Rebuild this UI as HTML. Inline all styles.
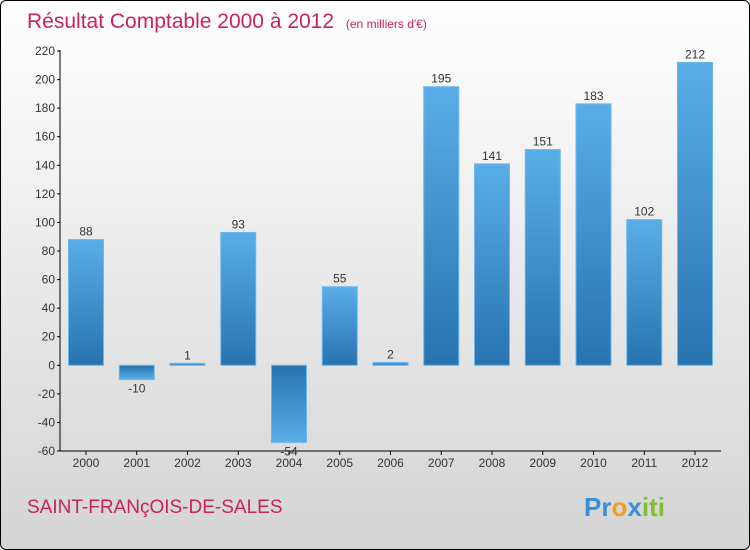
<!DOCTYPE html>
<html><head><meta charset="utf-8"><style>
body{margin:0;background:#fff}
#c{position:relative;width:748px;height:548px;border:1px solid #000;border-radius:6px;overflow:hidden;background:linear-gradient(#ffffff,#d4d4d4);font-family:"Liberation Sans",sans-serif}
</style></head><body>
<div id="c">
<svg id="s" width="748" height="548">
<defs>
<linearGradient id="gp" x1="0" y1="1" x2="0" y2="0"><stop offset="0" stop-color="#2673b0"/><stop offset="1" stop-color="#5aaee8"/></linearGradient>
<linearGradient id="gn" x1="0" y1="0" x2="0" y2="1"><stop offset="0" stop-color="#2673b0"/><stop offset="1" stop-color="#5aaee8"/></linearGradient>
</defs>
<text x="26" y="27" font-size="21" fill="#c8245a">Résultat Comptable 2000 à 2012 <tspan font-size="12" dx="6">(en milliers d'€)</tspan></text>
<text x="26" y="512" font-size="19" fill="#c8245a">SAINT-FRANçOIS-DE-SALES</text>
<text x="583" y="515" font-size="26" font-weight="bold"><tspan fill="#3a8fd8">Pr</tspan><tspan fill="#f0a020">o</tspan><tspan fill="#3a8fd8">x</tspan><tspan fill="#80c030">iti</tspan></text>
<g id="g"></g>
</svg>
</div>
<script>
const categories=["2000","2001","2002","2003","2004","2005","2006","2007","2008","2009","2010","2011","2012"];
const values=[88,-10,1,93,-54,55,2,195,141,151,183,102,212];
const yTicks=[-60,-40,-20,0,20,40,60,80,100,120,140,160,180,200,220];
const ns="http://www.w3.org/2000/svg",g=document.getElementById('g');
const y=v=>364.3-v*(400/280);
const x=i=>85+i*50.75;
function mk(t,a,txt){const e=document.createElementNS(ns,t);for(const k in a)e.setAttribute(k,a[k]);if(txt!=null)e.textContent=txt;g.appendChild(e);return e;}
let e=mk('line',{x1:59,y1:49,x2:59,y2:450,stroke:'#000'});

e=mk('line',{x1:59,y1:450,x2:720,y2:450,stroke:'#000'});

yTicks.forEach(t=>{const yy=y(t);
 let l=mk('line',{x1:56,y1:yy,x2:59,y2:yy,stroke:'#000'});
 
 let tx=mk('text',{x:54,y:yy+4,'font-size':12,fill:'#333','text-anchor':'end'},t);
 });
categories.forEach((c,i)=>{const v=values[i],cx=x(i);
 let l=mk('line',{x1:cx,y1:450,x2:cx,y2:454,stroke:'#000'});
 
 let tx=mk('text',{x:cx,y:466,'font-size':12,fill:'#333','text-anchor':'middle'},c);
 
 const y0=y(0),y1=y(v),top=Math.min(y0,y1),h=Math.max(Math.abs(y1-y0),2);
 let r=mk('rect',{x:cx-17.5,y:v>=0?y0-h:y0,width:35,height:h,fill:v>=0?'url(#gp)':'url(#gn)',stroke:'#6ab8ee','stroke-width':1});
 
 let lb=mk('text',{x:cx,y:v>=0?y0-h-4:y0+h+13,'font-size':12,fill:'#333','text-anchor':'middle'},v);
 
});
</script>
</body></html>
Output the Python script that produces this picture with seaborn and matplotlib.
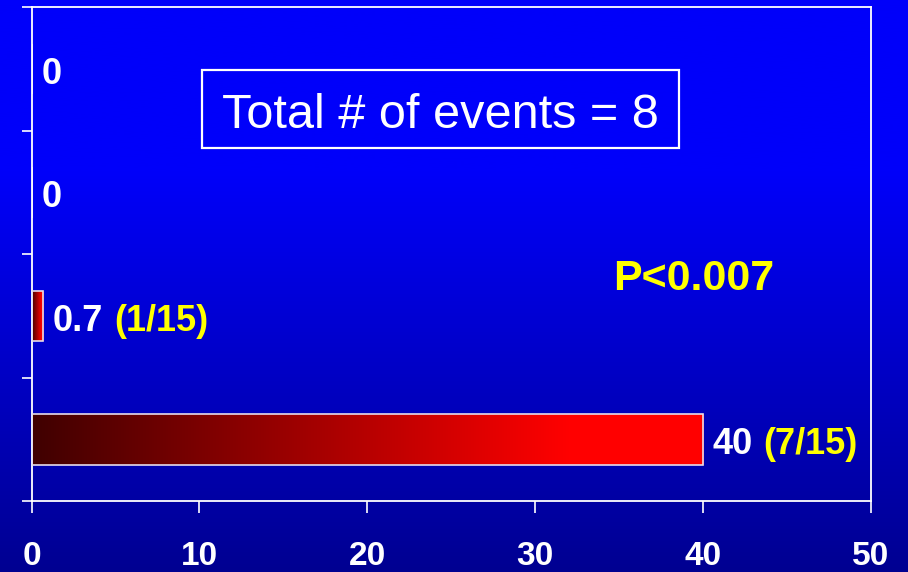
import matplotlib
matplotlib.use("Agg")
import matplotlib.pyplot as plt
from matplotlib.patches import Rectangle
import seaborn as sns
import pandas as pd
import numpy as np

# data
groups = ["Group 1", "Group 2", "Group 3", "Group 4"]
rates = [0, 0, 0.7, 40]
value_labels = ["0", "0", "0.7", "40"]
fraction_labels = ["", "", "(1/15)", "(7/15)"]
x_ticks = [0, 10, 20, 30, 40, 50]
total_text = "Total # of events = 8"
p_text = "P<0.007"

df = pd.DataFrame({"group": groups, "rate": rates})

sns.set_style("ticks")
plt.rcParams['font.family'] = ['Liberation Sans', 'DejaVu Sans']

fig = plt.figure(figsize=(9.08, 5.72), dpi=100)

# blue slide background, bright at top and darker toward the bottom
bg = fig.add_axes([0, 0, 1, 1], zorder=-1)
t = np.linspace(0, 1, 300)
blue = np.where(t < 0.3, 250, 250 - 105 * (t - 0.3) / 0.7) / 255
grad = np.zeros((300, 1, 3))
grad[:, 0, 2] = blue
bg.imshow(grad, aspect='auto', extent=(0, 1, 0, 1), origin='upper')
bg.set_axis_off()

ax = fig.add_axes([0.0347, 0.1241, 0.9246, 0.8628])
ax.set_facecolor('none')

sns.barplot(data=df, x="rate", y="group", orient="h", ax=ax,
            color="red", width=0.41, edgecolor="#e6dcea", linewidth=1.2)

ax.set_xlim(0, 50)
ax.set_ylim(3.5, -0.5)

# dark-to-red gradient inside every bar
cols = np.linspace(0, 1, 256)
red = np.clip(0.25 + 0.75 * cols / 0.8, 0, 1)
bar_grad = np.zeros((1, 256, 3))
bar_grad[0, :, 0] = red
for patch in ax.patches:
    w = patch.get_width()
    if w <= 0:
        continue
    x0, y0 = patch.get_x(), patch.get_y()
    h = patch.get_height()
    patch.set_facecolor('none')
    patch.set_zorder(3)
    im = ax.imshow(bar_grad, aspect='auto', extent=(x0, x0 + w, y0 + h, y0),
                   zorder=2, interpolation='bilinear')
    im.set_clip_path(patch)
ax.set_xlim(0, 50)
ax.set_ylim(3.5, -0.5)
ax.set_aspect('auto')

# value labels, white number followed by yellow fraction
for i, (v, lab, frac) in enumerate(zip(rates, value_labels, fraction_labels)):
    txt = ax.annotate(lab, xy=(v, i), xytext=(7, -10.5), textcoords='offset points',
                      ha='left', va='baseline', color='white', fontsize=26,
                      fontweight='bold')
    if frac:
        ax.annotate(frac, xy=(1, 0), xycoords=txt, xytext=(7.5, 0),
                    textcoords='offset points', ha='left', va='bottom',
                    color='#ffff00', fontsize=26, fontweight='bold')

# framed note
ax.add_patch(Rectangle((0.2031, 0.7153), 0.5682, 0.1581, transform=ax.transAxes,
                       fill=False, ec='white', lw=1.6, zorder=4))
ax.text(0.4866, 0.7558, total_text, transform=ax.transAxes, ha='center',
        va='baseline', color='white', fontsize=35)
ax.text(0.789, 0.4276, p_text, transform=ax.transAxes, ha='center', va='baseline',
        color='#ffff00', fontsize=31, fontweight='bold')

ax.set_xticks(x_ticks)
ax.set_xticklabels([str(x) for x in x_ticks], fontsize=24, fontweight='bold',
                   color='white')
ax.set_yticks([-0.5, 0.5, 1.5, 2.5, 3.5])
ax.set_yticklabels([])
ax.tick_params(axis='x', direction='out', length=8.5, width=1.2, colors='white',
               pad=20)
ax.tick_params(axis='y', direction='out', length=7, width=1.2, colors='white')
for s in ax.spines.values():
    s.set_visible(True)
    s.set_color('white')
    s.set_linewidth(1.3)
ax.set_xlabel('')
ax.set_ylabel('')
ax.grid(False)

fig.savefig('out.png', dpi=100)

Task to carry out:
Gather from the entries above all lines that include the string "this".

Full solution:
Rebuild this UI as HTML. Inline all styles.
Output the Python script that produces this picture with seaborn and matplotlib.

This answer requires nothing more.